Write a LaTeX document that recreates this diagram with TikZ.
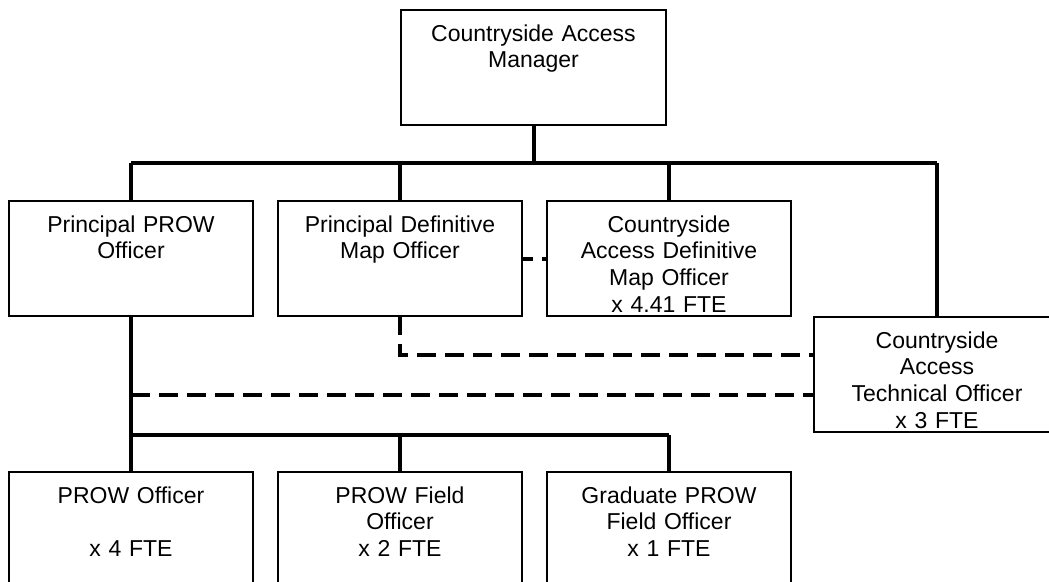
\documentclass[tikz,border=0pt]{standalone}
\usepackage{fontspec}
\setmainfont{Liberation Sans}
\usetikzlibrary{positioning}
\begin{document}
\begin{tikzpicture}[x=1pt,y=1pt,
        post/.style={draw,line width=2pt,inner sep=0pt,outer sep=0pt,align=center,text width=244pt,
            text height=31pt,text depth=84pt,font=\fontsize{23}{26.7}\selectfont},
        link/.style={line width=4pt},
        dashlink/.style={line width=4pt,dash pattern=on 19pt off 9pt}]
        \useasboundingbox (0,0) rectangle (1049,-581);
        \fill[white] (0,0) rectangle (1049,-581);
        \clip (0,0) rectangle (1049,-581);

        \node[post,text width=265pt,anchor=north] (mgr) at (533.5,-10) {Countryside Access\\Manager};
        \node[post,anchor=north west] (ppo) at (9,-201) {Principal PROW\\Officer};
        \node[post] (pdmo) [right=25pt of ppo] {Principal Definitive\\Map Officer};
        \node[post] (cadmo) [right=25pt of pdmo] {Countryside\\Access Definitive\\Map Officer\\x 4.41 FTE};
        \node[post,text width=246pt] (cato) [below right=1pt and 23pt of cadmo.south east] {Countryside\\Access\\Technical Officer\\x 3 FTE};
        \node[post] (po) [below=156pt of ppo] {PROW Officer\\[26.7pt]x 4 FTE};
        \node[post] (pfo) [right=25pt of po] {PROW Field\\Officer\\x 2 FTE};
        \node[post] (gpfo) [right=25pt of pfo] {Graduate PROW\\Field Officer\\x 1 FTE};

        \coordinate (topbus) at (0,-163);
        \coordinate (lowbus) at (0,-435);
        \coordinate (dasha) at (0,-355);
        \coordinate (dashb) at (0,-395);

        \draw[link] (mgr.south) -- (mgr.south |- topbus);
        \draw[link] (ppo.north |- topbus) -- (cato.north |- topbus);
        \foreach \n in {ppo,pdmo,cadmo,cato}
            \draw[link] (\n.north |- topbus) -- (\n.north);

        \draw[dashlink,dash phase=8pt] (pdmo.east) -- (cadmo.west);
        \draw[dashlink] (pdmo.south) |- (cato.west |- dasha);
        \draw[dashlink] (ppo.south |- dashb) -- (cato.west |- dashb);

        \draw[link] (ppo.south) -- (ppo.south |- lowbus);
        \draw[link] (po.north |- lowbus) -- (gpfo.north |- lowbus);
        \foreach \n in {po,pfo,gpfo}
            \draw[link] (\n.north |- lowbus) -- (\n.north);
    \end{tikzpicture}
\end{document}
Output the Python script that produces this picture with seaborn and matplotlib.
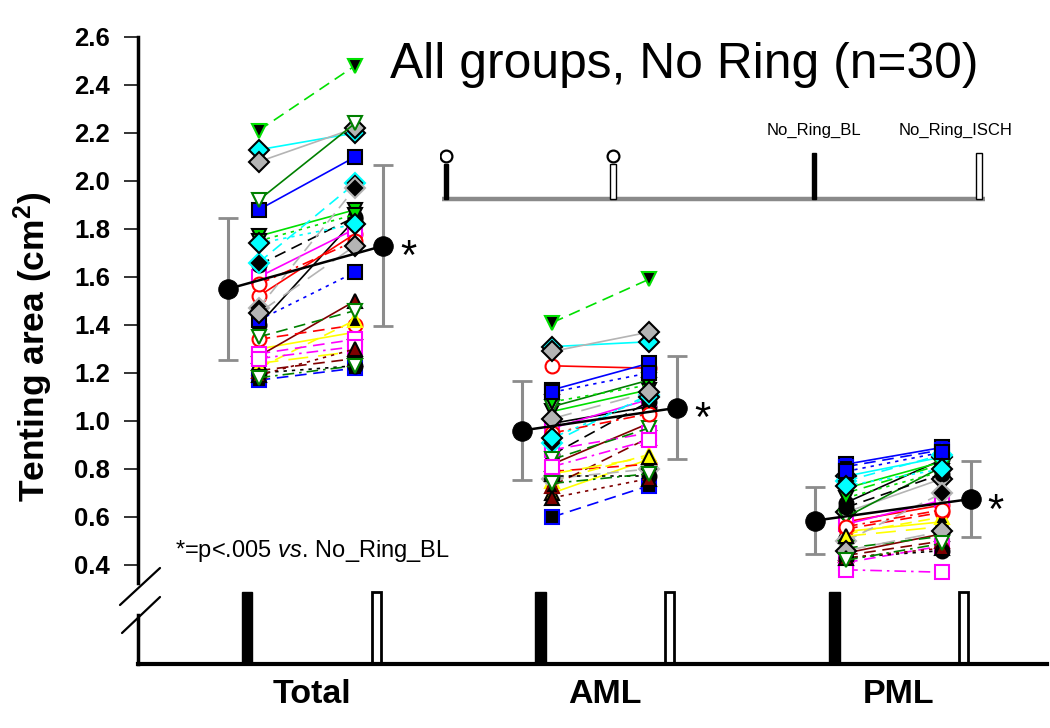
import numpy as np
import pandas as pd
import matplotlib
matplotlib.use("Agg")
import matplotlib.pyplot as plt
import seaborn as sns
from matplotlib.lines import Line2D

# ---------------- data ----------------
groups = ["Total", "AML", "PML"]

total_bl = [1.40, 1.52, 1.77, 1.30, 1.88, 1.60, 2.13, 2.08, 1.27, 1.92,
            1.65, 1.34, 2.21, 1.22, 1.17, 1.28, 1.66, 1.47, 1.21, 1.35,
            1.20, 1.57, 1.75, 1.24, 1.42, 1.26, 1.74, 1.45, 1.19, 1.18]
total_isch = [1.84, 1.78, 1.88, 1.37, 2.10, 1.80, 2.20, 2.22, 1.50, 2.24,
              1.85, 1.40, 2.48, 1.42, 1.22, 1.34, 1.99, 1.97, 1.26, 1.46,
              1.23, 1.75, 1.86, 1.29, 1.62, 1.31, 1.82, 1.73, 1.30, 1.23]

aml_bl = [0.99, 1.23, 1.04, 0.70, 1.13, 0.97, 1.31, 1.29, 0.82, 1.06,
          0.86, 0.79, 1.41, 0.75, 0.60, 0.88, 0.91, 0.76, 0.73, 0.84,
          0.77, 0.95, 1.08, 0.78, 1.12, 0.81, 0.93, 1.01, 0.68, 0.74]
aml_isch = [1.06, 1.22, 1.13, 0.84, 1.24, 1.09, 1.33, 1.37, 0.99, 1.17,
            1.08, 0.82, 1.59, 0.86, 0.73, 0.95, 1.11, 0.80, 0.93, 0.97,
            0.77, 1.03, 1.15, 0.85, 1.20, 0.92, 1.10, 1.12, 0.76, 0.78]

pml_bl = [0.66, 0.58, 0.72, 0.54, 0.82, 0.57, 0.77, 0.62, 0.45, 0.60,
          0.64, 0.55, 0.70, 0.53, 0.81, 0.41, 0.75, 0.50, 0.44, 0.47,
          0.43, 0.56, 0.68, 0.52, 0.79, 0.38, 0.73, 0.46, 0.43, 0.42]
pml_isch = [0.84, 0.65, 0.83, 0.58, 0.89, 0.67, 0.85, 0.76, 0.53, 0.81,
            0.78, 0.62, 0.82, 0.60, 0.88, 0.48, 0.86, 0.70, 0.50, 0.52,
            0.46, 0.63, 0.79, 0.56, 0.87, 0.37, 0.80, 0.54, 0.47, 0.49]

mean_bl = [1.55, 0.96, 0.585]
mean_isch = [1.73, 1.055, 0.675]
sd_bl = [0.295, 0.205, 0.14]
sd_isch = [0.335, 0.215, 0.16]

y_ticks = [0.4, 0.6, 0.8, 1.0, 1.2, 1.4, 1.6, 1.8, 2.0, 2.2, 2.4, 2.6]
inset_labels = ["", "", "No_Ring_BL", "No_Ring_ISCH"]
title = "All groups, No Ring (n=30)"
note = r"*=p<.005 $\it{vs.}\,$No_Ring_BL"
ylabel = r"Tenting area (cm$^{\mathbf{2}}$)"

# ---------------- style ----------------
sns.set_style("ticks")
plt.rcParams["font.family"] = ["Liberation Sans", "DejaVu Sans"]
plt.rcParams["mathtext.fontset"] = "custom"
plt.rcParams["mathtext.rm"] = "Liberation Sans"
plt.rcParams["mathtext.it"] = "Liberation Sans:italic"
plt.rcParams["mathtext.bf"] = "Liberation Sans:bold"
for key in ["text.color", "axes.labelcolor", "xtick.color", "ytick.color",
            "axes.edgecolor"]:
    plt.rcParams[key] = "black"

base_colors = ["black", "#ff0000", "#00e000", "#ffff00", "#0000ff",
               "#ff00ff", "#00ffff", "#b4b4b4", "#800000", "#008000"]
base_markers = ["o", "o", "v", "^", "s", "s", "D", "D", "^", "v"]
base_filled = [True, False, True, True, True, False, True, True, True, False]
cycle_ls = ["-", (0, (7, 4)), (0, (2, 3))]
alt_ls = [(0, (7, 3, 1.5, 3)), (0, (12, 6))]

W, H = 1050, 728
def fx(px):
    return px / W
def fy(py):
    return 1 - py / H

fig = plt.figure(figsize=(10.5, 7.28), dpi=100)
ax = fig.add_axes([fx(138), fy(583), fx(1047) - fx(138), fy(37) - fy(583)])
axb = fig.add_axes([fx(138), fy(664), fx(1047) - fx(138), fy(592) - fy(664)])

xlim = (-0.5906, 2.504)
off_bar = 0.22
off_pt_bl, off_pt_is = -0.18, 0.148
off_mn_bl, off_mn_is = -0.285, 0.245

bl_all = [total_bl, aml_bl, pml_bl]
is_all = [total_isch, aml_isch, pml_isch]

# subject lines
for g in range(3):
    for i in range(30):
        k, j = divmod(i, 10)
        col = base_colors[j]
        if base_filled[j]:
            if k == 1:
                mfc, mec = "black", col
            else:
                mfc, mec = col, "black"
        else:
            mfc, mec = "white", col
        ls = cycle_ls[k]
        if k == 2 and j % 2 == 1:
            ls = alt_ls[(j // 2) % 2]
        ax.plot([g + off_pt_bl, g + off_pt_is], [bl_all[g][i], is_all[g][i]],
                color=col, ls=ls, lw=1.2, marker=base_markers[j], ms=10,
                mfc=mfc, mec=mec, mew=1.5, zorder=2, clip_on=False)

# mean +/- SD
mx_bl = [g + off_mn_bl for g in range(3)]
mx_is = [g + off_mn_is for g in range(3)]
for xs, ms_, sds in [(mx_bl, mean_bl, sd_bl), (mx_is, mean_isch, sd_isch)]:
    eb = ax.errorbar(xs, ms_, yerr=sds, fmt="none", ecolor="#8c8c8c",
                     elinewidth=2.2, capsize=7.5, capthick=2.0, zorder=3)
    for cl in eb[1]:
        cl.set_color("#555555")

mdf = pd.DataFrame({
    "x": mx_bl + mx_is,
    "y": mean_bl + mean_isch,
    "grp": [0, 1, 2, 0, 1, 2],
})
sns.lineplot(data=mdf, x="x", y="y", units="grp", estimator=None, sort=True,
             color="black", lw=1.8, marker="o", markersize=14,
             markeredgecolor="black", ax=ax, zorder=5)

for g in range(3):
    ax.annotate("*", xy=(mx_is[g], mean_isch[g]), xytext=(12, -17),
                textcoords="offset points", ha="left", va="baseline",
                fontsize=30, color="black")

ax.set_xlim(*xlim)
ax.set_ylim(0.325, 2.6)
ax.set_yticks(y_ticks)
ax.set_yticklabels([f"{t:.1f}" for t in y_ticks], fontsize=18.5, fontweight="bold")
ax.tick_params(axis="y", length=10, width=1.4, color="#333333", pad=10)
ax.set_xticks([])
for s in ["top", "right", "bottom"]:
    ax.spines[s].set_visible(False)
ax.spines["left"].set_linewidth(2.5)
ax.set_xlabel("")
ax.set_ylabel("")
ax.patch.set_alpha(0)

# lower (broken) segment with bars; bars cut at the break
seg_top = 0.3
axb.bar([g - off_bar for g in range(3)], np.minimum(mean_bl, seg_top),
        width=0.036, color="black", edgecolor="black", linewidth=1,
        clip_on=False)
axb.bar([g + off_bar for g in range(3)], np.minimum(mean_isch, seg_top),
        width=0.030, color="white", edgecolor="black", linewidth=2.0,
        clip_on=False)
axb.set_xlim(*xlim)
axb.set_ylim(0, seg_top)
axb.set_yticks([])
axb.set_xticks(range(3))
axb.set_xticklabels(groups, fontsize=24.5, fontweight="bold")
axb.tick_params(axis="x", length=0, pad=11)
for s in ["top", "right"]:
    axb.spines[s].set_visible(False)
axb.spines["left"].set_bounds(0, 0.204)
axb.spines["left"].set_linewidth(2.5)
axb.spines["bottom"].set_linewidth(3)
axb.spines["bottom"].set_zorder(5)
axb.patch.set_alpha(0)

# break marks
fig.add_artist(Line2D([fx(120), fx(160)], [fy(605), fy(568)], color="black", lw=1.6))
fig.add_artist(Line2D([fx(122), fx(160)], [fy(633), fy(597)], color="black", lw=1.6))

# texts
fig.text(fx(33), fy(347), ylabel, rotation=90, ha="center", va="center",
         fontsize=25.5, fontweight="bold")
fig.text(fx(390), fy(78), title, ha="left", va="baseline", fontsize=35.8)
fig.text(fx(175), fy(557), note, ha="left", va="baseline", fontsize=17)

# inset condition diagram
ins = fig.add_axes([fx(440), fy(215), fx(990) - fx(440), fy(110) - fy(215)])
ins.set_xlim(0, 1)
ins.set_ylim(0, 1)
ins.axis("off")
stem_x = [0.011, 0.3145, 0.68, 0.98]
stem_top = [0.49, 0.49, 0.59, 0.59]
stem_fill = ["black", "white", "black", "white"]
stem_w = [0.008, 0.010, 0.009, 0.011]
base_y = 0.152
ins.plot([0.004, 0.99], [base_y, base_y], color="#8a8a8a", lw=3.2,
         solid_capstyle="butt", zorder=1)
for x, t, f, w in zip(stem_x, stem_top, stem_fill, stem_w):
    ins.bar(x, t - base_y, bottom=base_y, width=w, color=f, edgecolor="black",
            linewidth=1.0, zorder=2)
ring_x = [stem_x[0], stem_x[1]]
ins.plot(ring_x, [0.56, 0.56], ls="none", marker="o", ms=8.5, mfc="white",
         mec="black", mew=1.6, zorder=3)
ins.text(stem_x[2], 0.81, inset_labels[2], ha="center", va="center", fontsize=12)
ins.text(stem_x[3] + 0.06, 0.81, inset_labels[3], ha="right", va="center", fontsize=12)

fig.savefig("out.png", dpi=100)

_WHAT TO WORK ON_. Looking at the records above, report how many lines contain the word "that". Answer with the number only.

_OUTPUT OF THE TASK_. 2